_Do this_. Take every line from the first down to the line with "0.995, 0.998, 1.000]" and set it down exactly, without the pictures.

[Begin Collected material]

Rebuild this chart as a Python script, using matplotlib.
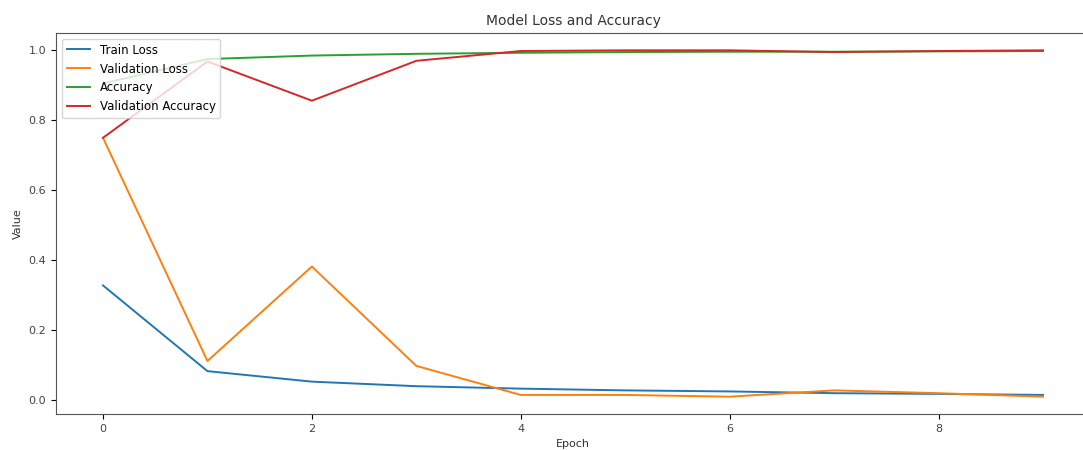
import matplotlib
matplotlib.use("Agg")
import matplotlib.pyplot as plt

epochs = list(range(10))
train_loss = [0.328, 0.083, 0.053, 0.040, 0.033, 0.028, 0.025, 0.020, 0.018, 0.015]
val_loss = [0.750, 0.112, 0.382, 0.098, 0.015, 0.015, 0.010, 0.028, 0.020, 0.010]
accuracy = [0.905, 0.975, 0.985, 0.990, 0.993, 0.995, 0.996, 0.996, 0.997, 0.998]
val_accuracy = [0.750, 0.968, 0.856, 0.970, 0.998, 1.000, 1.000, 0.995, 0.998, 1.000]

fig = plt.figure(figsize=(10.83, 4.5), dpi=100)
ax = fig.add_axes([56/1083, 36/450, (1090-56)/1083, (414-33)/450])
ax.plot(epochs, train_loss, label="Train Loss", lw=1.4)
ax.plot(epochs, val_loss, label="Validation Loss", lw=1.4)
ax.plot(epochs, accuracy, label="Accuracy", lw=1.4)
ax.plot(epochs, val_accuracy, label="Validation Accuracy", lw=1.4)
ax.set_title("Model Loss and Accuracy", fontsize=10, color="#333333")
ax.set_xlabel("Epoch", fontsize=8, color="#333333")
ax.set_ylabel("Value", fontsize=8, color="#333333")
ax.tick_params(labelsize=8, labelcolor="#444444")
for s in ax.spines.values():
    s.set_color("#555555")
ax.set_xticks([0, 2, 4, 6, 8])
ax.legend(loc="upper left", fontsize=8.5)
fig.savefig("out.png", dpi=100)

[End Collected material]

_Reply_.
Rebuild this chart as a Python script, using matplotlib.
import matplotlib
matplotlib.use("Agg")
import matplotlib.pyplot as plt

epochs = list(range(10))
train_loss = [0.328, 0.083, 0.053, 0.040, 0.033, 0.028, 0.025, 0.020, 0.018, 0.015]
val_loss = [0.750, 0.112, 0.382, 0.098, 0.015, 0.015, 0.010, 0.028, 0.020, 0.010]
accuracy = [0.905, 0.975, 0.985, 0.990, 0.993, 0.995, 0.996, 0.996, 0.997, 0.998]
val_accuracy = [0.750, 0.968, 0.856, 0.970, 0.998, 1.000, 1.000, 0.995, 0.998, 1.000]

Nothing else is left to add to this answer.